The Gallery, a restaurant, is open for lunch from 11:30 a.m. until 1 p.m. and for special events. McCarty’s is located at 101 St. Mary St. in Merigold, and can be reached at (662) 748-2293.

• Also a good idea: Lunch or dinner at the Crystal Grill, which is located at 423 Carrollton Ave. in Greenwood, Miss., and can be reached at (662) 453-6530. One look at the pie case is all it will take to convince you the drive to Greenwood was a good idea. We recommend the coconut or the chocolate meringue.

• Need an heirloom book or family keepsake Bible rebound? Greenwood is your place. Check out Norris Bookbinding Co. at 107 N. Stone Ave. or call (662) 453-7424.

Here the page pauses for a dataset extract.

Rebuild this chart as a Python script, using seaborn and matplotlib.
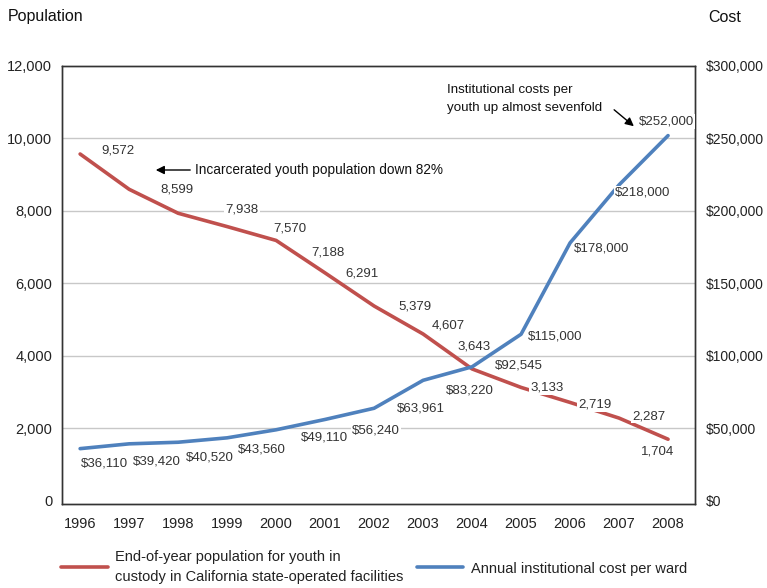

• For more information about the Alluvian, the Alluvian Spa and the Viking Cooking School in Greenwood, go to www.thealluvian.com. To make reservations, call (662) 453-2114 or (866) 600-5201. Room rates start at $190 a night.

Coasting to a Recovery
Time was when folks from Louisiana talked about going to the coast, they meant Bay St. Louis, Gulfport or Biloxi. The emergence of quick access to the Alabama and Florida coasts via I-10 enhanced competition. Because of that, although Mississippi doesn’t have the coveted sand-and-sea colors, it has what the other states do not have – casino gambling.

Hurricane Katrina hit the Mississippi coast hard – very hard – and the recovery is still in progress. Gambling, particularly at Beau Rivage in Biloxi, provided an economic engine. The complex reopened exactly a year to the day after Katrina hit. Say what you want about gambling, but it created jobs and drew visitors just when the coast needed it most.

Many of the Mississippi coast’s treasured landmarks, including the grand homes on the Gulfport bluff and old town Bay St. Louis, were either compromised or totally destroyed by the storm with its wicked surges. Nevertheless, the coast is coming back, bit by bit. And if you’re going to the casinos, you can bet on that. – E.L.